Aplausos instantáneos significan una cosa: aprobación. Al delicado recibimiento, siguió una dupla de obras donde la primera -Suite número 1 “Aires y Danzas Antiguas”- de Otto Respighi, mantiene un contenido añejo, lo suficiente para volar a tiempos y raíces de la Europa renacentista. Y cómo no, con su afinidad a las obras vivaldianas y monteverdianas, era obligatorio traducirlas a su lenguaje sinfónico. La suite también está hecha de cuatro partes, con dotación instrumental que considera al arpa, con su dulzura cotidiana, para unirse al oboe evocando aquel mensaje viejo, que pudo proceder del Barroco o hasta de un tiempo anterior. Respighi trata a la sinfónica como orquesta de cámara.

No duda en crecer, pero se mantiene dentro de márgenes que descartan los estruendos. Todo tiene qué decirse en voces bajas, discretas que por momentos aparecen vívidas y con mayores acentos del crescendo final. La pulcritud de los acordes, traspasando el llanto del violín, dan la oportunidad de disfrutar a los pizzicatos -estrategia habitual del compositor- que le sirve de preámbulo para el (in)esperado cambio de carácter. La recta final, festiva, alardea la sonoridad que antes guardó como un secreto. La OSY izó sus banderas y mantuvo su fidelidad al pentagrama. Vinieron más aplausos y se dispuso, como está acostumbrada, a ganarse otros nuevos.

El delicioso legado de Zoltán Kodaly estaba prescrito para el cierre. Más danzas, ahora arrancadas de tierras húngaras, dan lugar a lo gitanesco, que se ha plantado elemental en su historia y su cultura. Las “Danzas de Galanta”, puede hacer alusión a los juramentos y cánticos romaníes; pueden estar realizadas con colores robados -cosa normal siendo gitanos- a los ritmos sudamericanos y al mestizaje entre Asia y Europa que por siglos revolucionó idiomas, costumbres y guisos. Sin escapar al embrujo, el pueblo canta con voces diferentes; Kodaly las filtra en su mente y las dibuja en forma de semicorcheas, en un papel directo a los ojos de la Sinfónica de Yucatán.

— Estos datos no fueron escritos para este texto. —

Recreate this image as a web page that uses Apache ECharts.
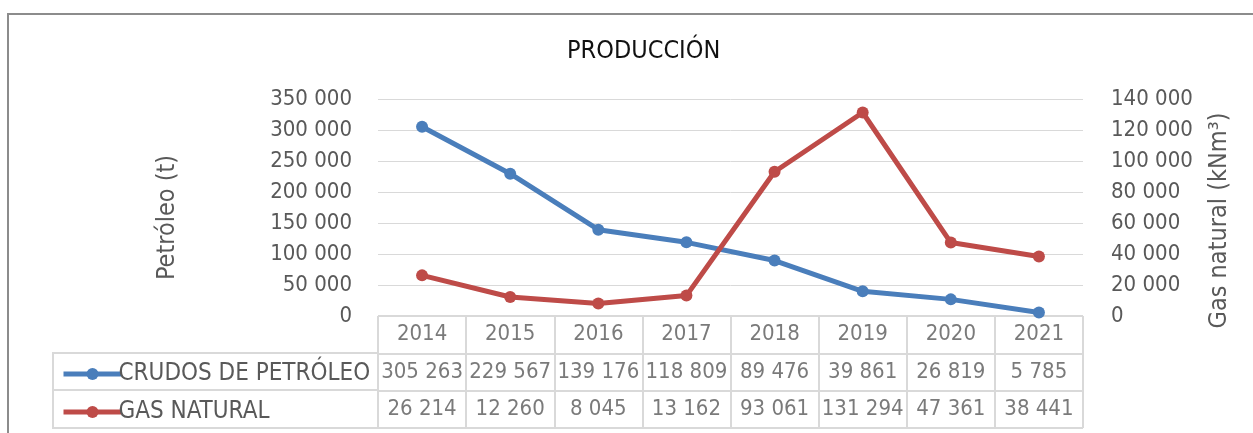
<!DOCTYPE html>
<html>
<head>
<meta charset="utf-8">
<style>
  html, body { margin: 0; padding: 0; background: #fff; }
  #main { width: 1253px; height: 433px; }
</style>
<script src="https://cdn.jsdelivr.net/npm/echarts@6/dist/echarts.min.js"></script>
</head>
<body>
<div id="main"></div>
<script>
// datos de producción
var years = ['2014', '2015', '2016', '2017', '2018', '2019', '2020', '2021'];
var petroleo = [305263, 229567, 139176, 118809, 89476, 39861, 26819, 5785];
var gas = [26214, 12260, 8045, 13162, 93061, 131294, 47361, 38441];
var seriesNames = ['CRUDOS DE PETRÓLEO', 'GAS NATURAL'];

var FONT = '"DejaVu Sans Condensed", "Liberation Sans", sans-serif';
var TXT = '#595959';
var LINEA = '#d9d9d9';
var AZUL = '#4a7ebb';
var ROJO = '#be4b48';

// separador de miles con espacio
function fmt(v) {
    return String(v).replace(/\B(?=(\d{3})+(?!\d))/g, ' ');
}

// celdas de la tabla: [columna, fila]
function cells(row) {
    return years.map(function (y, i) { return [i, row + 0.5]; });
}

var celdaLabel = function (texts) {
    return {
        show: true,
        position: 'inside',
        color: TXT,
        fontFamily: FONT,
        fontSize: 22,
        formatter: function (p) { return texts[p.dataIndex]; }
    };
};

var option = {
    animation: false,
    textStyle: { fontFamily: FONT },
    title: {
        text: 'PRODUCCIÓN',
        left: 562,
        top: 34,
        textStyle: { fontFamily: FONT, fontSize: 25, fontWeight: 'normal', color: '#111' }
    },
    legend: {
        orient: 'vertical',
        left: 56,
        top: 357,
        itemWidth: 58,
        itemHeight: 15,
        itemGap: 14,
        data: seriesNames,
        lineStyle: { width: 5 },
        textStyle: { fontFamily: FONT, fontSize: 24, color: TXT, lineHeight: 23, padding: [0, 0, 0, -8] }
    },
    graphic: [
        { type: 'rect', shape: { x: 8, y: 14, width: 1400, height: 600 }, style: { fill: 'none', stroke: '#8c8c8c', lineWidth: 2 }, silent: true },
        { type: 'rect', shape: { x: 53, y: 353, width: 325, height: 37 }, style: { fill: 'none', stroke: LINEA, lineWidth: 2 }, silent: true, z: -1 },
        { type: 'rect', shape: { x: 53, y: 390, width: 325, height: 38 }, style: { fill: 'none', stroke: LINEA, lineWidth: 2 }, silent: true, z: -1 }
    ],
    grid: [
        { left: 378, right: 170, top: 99, height: 217 },
        { left: 378, right: 170, top: 316, height: 112 }
    ],
    xAxis: [
        {
            type: 'category', gridIndex: 0, data: years, boundaryGap: true,
            axisLine: { show: false }, axisTick: { show: false }, axisLabel: { show: false }
        },
        {
            type: 'category', gridIndex: 1, data: years, boundaryGap: true,
            axisLine: { show: false }, axisTick: { show: false }, axisLabel: { show: false },
            splitLine: { show: true, lineStyle: { color: LINEA, width: 2 } }
        }
    ],
    yAxis: [
        {
            type: 'value', gridIndex: 0, min: 0, max: 350000, interval: 50000,
            name: 'Petróleo (t)', nameLocation: 'middle', nameGap: 198, nameRotate: 90,
            nameTextStyle: { fontFamily: FONT, fontSize: 25, color: TXT, padding: [0, 20, 0, 0] },
            axisLine: { show: false }, axisTick: { show: false },
            axisLabel: { margin: 26, color: TXT, fontFamily: FONT, fontSize: 22, formatter: fmt },
            splitLine: { lineStyle: { color: LINEA, width: 1 } }
        },
        {
            type: 'value', gridIndex: 0, min: 0, max: 140000, interval: 20000, position: 'right',
            name: 'Gas natural (kNm³)', nameLocation: 'middle', nameGap: 124, nameRotate: 90,
            nameTextStyle: { fontFamily: FONT, fontSize: 25, color: TXT, padding: [0, 26, 0, 0] },
            axisLine: { show: false }, axisTick: { show: false },
            axisLabel: { margin: 28, color: TXT, fontFamily: FONT, fontSize: 22, formatter: fmt },
            splitLine: { show: false }
        },
        {
            type: 'value', gridIndex: 1, min: 0, max: 3, interval: 1, inverse: true,
            axisLine: { show: false }, axisTick: { show: false }, axisLabel: { show: false },
            splitLine: { show: true, lineStyle: { color: LINEA, width: 2 } }
        }
    ],
    series: [
        {
            name: seriesNames[0], type: 'line', xAxisIndex: 0, yAxisIndex: 0,
            data: petroleo, symbol: 'circle', symbolSize: 12,
            itemStyle: { color: AZUL }, lineStyle: { color: AZUL, width: 5 }, z: 3
        },
        {
            name: seriesNames[1], type: 'line', xAxisIndex: 0, yAxisIndex: 1,
            data: gas, symbol: 'circle', symbolSize: 12,
            itemStyle: { color: ROJO }, lineStyle: { color: ROJO, width: 5 }, z: 4
        },
        {
            name: 'anios', type: 'scatter', xAxisIndex: 1, yAxisIndex: 2,
            data: cells(0), symbolSize: 0, label: celdaLabel(years), silent: true
        },
        {
            name: 'tabla1', type: 'scatter', xAxisIndex: 1, yAxisIndex: 2,
            data: cells(1), symbolSize: 0, label: celdaLabel(petroleo.map(fmt)), silent: true
        },
        {
            name: 'tabla2', type: 'scatter', xAxisIndex: 1, yAxisIndex: 2,
            data: cells(2), symbolSize: 0, label: celdaLabel(gas.map(fmt)), silent: true
        }
    ]
};

var myChart = echarts.init(document.getElementById('main'));
myChart.setOption(option);

window.addEventListener('resize', function () {
    myChart.resize();
});
</script>
</body>
</html>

La charla del clarinete hace un mundo nuevo, mientras la cuerda trataba de arrebatarle la palabra. Aquella conversación pronto crecería, causando sorpresa por el compás tejido de detalles que causa agobio, pero también alivio. Ahí hay un duende que marca el ritmo, un dos-un dos y la sinfónica plena tenía algo qué decir con impaciencia, mientras cada quien esperaba su turno en el enorme canto. Armonías heroicas y emotivas erizaban la piel, con la cuerda cantando muy alto para volverse suspiro, que aprovechaba el oboe para cambiar la conversación.

El uso de las percusiones, daban el sabor para imaginar una kermés eurasiática. El maestro Lomónaco pocas veces ha luchado por no bailar mientras dirige, lo que fue imposible para Alexander Ovcharov, el oboísta, que desde su asiento seguía la cadencia como nunca, imitado por violas y otros desde sus butacas, dispuestos a zapatear lo que fuere que estuvieran celebrando. Cinco fracciones avanzaron sin parpadear y cuando nadie lo esperaba, el acento conclusivo arrancó la ovación.

Cada repertorio ha sido muestra de nombres tan grandes, como el Mozart que por fortuna ha sido frecuente en esta temporada. La alternancia con otros de su calado, aunque por pares, es atinada. La apuesta de la Sinfónica de Yucatán por variar legados, además de interesante, ha tenido el mérito de interpretaciones logradas con veracidad y buen gusto. Batutas, propia y ajenas, lo demuestran. ¡Bravo!